Sport models get LED daytime running lamps, Adaptive Front Lighting that swivels when you steer, navigation, and a rearview camera. VW's Car-Net telematics system is also a new addition. allowing more infotainment options and more menu options to control vehicle settings. Bluetooth hands-free connectivity as well as USB and auxiliary-in audio ports are included as well.
The 2015 model brings two new optional wheel designs: 18-inch St. Louis wheels will be available at the start of production, while 18-inch Shanghai wheels will come online later in the model year.
2015 Volkswagen CC
The choice for efficient drivers is clearly the turbocharged four-cylinder CC.
The 2015 Volkswagen CC models equipped with the base 2.0T engine offer decent fuel efficiency within their competitive set and compared to vehicles offering similar interior space, and in some cases better than the competition.

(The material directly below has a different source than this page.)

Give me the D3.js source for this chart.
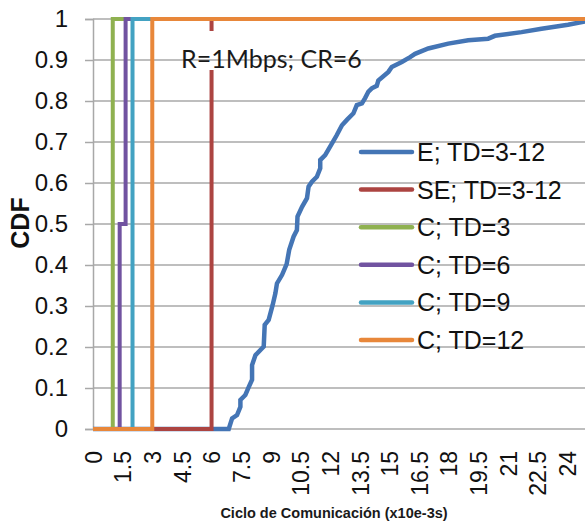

The EPA rates the manual-transmission model at 21 mpg in the city and 32 on the highway, while the DSG automatic returns a similar 22 mpg in the city and 31 highway.
If you select the all-wheel-drive VR6 4Motion CC, you'll find it can be just as thirsty as some SUVs, at 17 mpg city, 25 highway. This is the main reason why we don't believe the model's added expense and complication are worth the improved all-weather performance.
We've found the dual-clutch automatic transmission (DSG) that's paired with the 2.0T engine to be very efficient and responsive in real-world driving, and it doesn't cut gas mileage like some conventional automatic transmissions.